柏好文が広島の開幕連勝にも「これが完全形ではない。こんなものじゃない」
今季在籍5年目を迎える広島の柏。写真:早草紀子/(C)Noriko HAYAKUSA
試合終盤にはキャプテンマークをつけてプレー。中心選手としての自覚を一段と強める。
[J1 2節] 浦和 1-2 広島 /2018年3月4日/埼玉スタジアム
サンフレッチェ広島の柏好文は浦和レッズに逆転勝利を収め、リーグ開幕2連勝を飾ったことを素直に喜びつつも気を引き締めていた。
この試合ではサイドの攻防が重要なポイントだった。

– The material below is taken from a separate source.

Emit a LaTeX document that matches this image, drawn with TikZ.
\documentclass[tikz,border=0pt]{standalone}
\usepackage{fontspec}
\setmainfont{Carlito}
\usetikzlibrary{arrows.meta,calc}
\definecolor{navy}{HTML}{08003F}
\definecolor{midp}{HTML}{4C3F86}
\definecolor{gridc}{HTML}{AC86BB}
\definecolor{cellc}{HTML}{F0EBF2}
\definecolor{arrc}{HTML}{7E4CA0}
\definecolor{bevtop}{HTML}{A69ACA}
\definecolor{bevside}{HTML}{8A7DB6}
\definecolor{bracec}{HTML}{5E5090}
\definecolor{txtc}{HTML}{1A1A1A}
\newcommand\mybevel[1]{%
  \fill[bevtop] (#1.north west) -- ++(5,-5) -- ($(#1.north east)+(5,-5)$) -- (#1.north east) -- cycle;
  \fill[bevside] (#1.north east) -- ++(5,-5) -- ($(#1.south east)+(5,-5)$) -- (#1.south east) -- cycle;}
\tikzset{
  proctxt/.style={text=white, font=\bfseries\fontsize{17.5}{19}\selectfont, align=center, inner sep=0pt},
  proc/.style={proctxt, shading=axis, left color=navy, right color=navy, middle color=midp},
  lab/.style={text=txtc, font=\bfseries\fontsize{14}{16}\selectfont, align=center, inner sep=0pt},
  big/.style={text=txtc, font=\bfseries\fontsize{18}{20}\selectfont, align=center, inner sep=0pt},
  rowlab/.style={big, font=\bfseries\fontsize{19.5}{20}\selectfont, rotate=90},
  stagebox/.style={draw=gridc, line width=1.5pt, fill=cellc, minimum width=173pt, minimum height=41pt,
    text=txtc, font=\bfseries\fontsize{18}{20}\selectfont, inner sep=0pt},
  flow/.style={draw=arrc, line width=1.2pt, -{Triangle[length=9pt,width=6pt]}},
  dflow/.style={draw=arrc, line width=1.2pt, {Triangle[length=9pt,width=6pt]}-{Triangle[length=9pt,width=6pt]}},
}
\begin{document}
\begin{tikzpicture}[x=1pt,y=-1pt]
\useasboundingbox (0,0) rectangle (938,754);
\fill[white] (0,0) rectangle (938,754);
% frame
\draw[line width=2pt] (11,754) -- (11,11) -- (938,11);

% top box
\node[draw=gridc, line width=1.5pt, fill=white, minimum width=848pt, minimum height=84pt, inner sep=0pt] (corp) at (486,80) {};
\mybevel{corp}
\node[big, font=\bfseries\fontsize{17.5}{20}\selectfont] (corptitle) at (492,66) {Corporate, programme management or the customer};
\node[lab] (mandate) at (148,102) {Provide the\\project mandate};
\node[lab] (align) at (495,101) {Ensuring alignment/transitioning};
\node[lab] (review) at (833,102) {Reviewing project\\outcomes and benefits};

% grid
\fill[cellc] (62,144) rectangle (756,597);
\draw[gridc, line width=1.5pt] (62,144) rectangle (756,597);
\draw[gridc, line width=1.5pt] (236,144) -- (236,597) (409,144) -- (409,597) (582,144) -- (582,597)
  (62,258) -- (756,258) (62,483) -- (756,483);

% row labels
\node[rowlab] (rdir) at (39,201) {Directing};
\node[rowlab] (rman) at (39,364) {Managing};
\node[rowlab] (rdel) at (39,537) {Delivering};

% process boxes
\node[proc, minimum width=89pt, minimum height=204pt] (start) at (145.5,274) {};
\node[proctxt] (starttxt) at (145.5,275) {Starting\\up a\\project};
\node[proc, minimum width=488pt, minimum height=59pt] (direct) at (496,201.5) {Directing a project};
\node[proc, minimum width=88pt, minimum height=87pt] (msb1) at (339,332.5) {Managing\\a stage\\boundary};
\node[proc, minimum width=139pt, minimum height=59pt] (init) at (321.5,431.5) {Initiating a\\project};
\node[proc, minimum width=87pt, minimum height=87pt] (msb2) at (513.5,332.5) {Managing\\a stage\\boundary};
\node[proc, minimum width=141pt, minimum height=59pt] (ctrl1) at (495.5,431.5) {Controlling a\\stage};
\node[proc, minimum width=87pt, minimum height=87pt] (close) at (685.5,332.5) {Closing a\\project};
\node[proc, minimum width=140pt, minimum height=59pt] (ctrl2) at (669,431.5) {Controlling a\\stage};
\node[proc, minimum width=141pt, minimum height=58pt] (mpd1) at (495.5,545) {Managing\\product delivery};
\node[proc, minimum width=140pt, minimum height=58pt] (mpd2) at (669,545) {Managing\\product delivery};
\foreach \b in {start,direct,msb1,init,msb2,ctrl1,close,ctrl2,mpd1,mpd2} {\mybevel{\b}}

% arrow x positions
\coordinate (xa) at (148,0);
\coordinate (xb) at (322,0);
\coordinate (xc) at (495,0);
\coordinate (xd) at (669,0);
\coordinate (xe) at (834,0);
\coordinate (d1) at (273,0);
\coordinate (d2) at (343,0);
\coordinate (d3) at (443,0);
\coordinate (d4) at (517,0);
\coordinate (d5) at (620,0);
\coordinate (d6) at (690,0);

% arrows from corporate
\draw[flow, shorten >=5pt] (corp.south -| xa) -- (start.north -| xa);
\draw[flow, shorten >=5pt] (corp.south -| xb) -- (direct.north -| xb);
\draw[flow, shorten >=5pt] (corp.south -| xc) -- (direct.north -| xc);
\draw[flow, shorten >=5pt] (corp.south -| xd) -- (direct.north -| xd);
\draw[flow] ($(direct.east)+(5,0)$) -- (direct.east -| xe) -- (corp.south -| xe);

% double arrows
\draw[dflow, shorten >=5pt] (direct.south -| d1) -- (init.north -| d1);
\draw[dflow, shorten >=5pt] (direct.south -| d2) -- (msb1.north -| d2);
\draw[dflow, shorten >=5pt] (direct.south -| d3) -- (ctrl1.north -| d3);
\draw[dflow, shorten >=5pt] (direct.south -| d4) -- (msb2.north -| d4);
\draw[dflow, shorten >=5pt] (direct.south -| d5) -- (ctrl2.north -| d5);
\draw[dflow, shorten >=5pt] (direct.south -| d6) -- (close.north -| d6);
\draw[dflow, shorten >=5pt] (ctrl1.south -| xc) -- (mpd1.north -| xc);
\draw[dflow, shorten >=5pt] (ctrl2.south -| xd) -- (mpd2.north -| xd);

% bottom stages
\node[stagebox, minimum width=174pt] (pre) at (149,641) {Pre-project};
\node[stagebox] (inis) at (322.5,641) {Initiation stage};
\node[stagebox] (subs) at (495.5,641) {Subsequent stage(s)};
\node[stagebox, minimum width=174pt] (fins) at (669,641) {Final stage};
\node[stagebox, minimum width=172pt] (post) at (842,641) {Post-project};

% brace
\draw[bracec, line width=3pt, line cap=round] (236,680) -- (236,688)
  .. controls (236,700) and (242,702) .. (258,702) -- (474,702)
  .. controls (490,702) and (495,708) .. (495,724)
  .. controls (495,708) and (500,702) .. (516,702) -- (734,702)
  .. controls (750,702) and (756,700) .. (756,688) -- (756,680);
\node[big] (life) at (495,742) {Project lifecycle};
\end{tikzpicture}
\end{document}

左ウイングバックで先発した柏は、状況に応じて右の川辺駿らとポジションチェンジしながら打開策を模索。アップダウンを繰り返し、宇賀神友弥や遠藤航の攻め上がりを抑えつつ、何度も浦和陣内のペナルティエリア内に”顔”を出すことで、逆転劇につなげる綻びをもたらした。
今季は副主将に就任。青山敏弘が後半途中に交代したあとは、キャプテンマークを腕に巻いた。今季5年目を迎えるアタッカーは、昨季以上にチームの中心選手としての強い自覚を持って戦っている。
「ハードワークが最後までできていた。昨年は開幕から躓いたので、ここまで2試合で勝点6を獲れたことはもちろんポジティブに捉えています。しかも、簡単に勝てるような相手ではありませんでした(1節・札幌戦1-0、2節・浦和戦2-1)」
柏はそう振り返る。とはいえ、前半は主導権を握られた(握らせた、とも言えた展開だったが)。耐えて、粘って、勝負どころで仕掛けて勝利を掴んだことは大きな収穫だ。それでも柏は決して満足などしていなかった。
「ただ、これが完全形ではない。広島はまだまだ、こんなものじゃない」
柏がヴァンフォーレ甲府時代に2年間プレーしている城福浩新監督の下、広島は確かな一歩を踏み出した。開幕連勝スタート―—しかし広島復活に向けた物語はここから本編に突入する。